GIVEN REQUEST
Type out the complete listing below word for word, without its pictures.

MATERIAL
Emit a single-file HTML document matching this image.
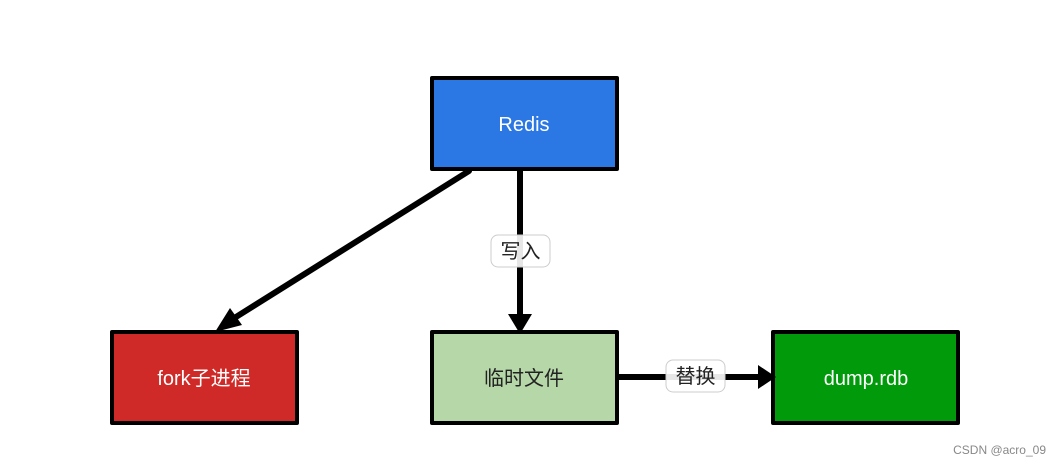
<!DOCTYPE html>
<html><head><meta charset="utf-8"><style>
html,body{margin:0;padding:0;background:#fff;width:1061px;height:465px;overflow:hidden}
svg text{font-family:"Liberation Sans","Noto Sans CJK SC",sans-serif}
</style></head><body>
<svg width="1061" height="465" viewBox="0 0 1061 465" xmlns="http://www.w3.org/2000/svg">
<g stroke="#000" stroke-width="4" stroke-linejoin="round">
<rect x="432" y="78" width="185" height="91" fill="#2b77e3"/>
<rect x="112" y="332" width="185" height="91" fill="#d02a28"/>
<rect x="432" y="332" width="185" height="91" fill="#b6d7a8"/>
<rect x="773" y="332" width="185" height="91" fill="#009a0a"/>
</g>
<g stroke="#000" stroke-width="6" stroke-linecap="round" fill="none">
<line x1="469" y1="171" x2="228" y2="322"/>
<line x1="520" y1="171" x2="520" y2="320"/>
<line x1="619" y1="377" x2="762" y2="377"/>
</g>
<g fill="#000">
<polygon points="215,332 230,308 242,325"/>
<polygon points="508,314 532,314 520,334"/>
<polygon points="758,365 758,389 776,377"/>
</g>
<rect x="491" y="235" width="59" height="32" rx="7" fill="#fff" fill-opacity="0.9" stroke="#ccc"/>
<text x="520.5" y="258" font-size="20" text-anchor="middle" fill="#222">写入</text>
<rect x="666" y="360" width="59" height="32" rx="7" fill="#fff" fill-opacity="0.9" stroke="#ccc"/>
<text x="695.5" y="383" font-size="20" text-anchor="middle" fill="#222">替换</text>
<text x="524" y="131" font-size="20" text-anchor="middle" fill="#fff">Redis</text>
<text x="204" y="385" font-size="20" text-anchor="middle" fill="#fff">fork子进程</text>
<text x="524" y="385" font-size="20" text-anchor="middle" fill="#222">临时文件</text>
<text x="866" y="385" font-size="20" text-anchor="middle" fill="#fff">dump.rdb</text>
<text x="1046" y="454" font-size="12" text-anchor="end" fill="#888">CSDN @acro_09</text>
</svg>
</body></html>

FINISHED ANSWER
Emit a single-file HTML document matching this image.
<!DOCTYPE html>
<html><head><meta charset="utf-8"><style>
html,body{margin:0;padding:0;background:#fff;width:1061px;height:465px;overflow:hidden}
svg text{font-family:"Liberation Sans","Noto Sans CJK SC",sans-serif}
</style></head><body>
<svg width="1061" height="465" viewBox="0 0 1061 465" xmlns="http://www.w3.org/2000/svg">
<g stroke="#000" stroke-width="4" stroke-linejoin="round">
<rect x="432" y="78" width="185" height="91" fill="#2b77e3"/>
<rect x="112" y="332" width="185" height="91" fill="#d02a28"/>
<rect x="432" y="332" width="185" height="91" fill="#b6d7a8"/>
<rect x="773" y="332" width="185" height="91" fill="#009a0a"/>
</g>
<g stroke="#000" stroke-width="6" stroke-linecap="round" fill="none">
<line x1="469" y1="171" x2="228" y2="322"/>
<line x1="520" y1="171" x2="520" y2="320"/>
<line x1="619" y1="377" x2="762" y2="377"/>
</g>
<g fill="#000">
<polygon points="215,332 230,308 242,325"/>
<polygon points="508,314 532,314 520,334"/>
<polygon points="758,365 758,389 776,377"/>
</g>
<rect x="491" y="235" width="59" height="32" rx="7" fill="#fff" fill-opacity="0.9" stroke="#ccc"/>
<text x="520.5" y="258" font-size="20" text-anchor="middle" fill="#222">写入</text>
<rect x="666" y="360" width="59" height="32" rx="7" fill="#fff" fill-opacity="0.9" stroke="#ccc"/>
<text x="695.5" y="383" font-size="20" text-anchor="middle" fill="#222">替换</text>
<text x="524" y="131" font-size="20" text-anchor="middle" fill="#fff">Redis</text>
<text x="204" y="385" font-size="20" text-anchor="middle" fill="#fff">fork子进程</text>
<text x="524" y="385" font-size="20" text-anchor="middle" fill="#222">临时文件</text>
<text x="866" y="385" font-size="20" text-anchor="middle" fill="#fff">dump.rdb</text>
<text x="1046" y="454" font-size="12" text-anchor="end" fill="#888">CSDN @acro_09</text>
</svg>
</body></html>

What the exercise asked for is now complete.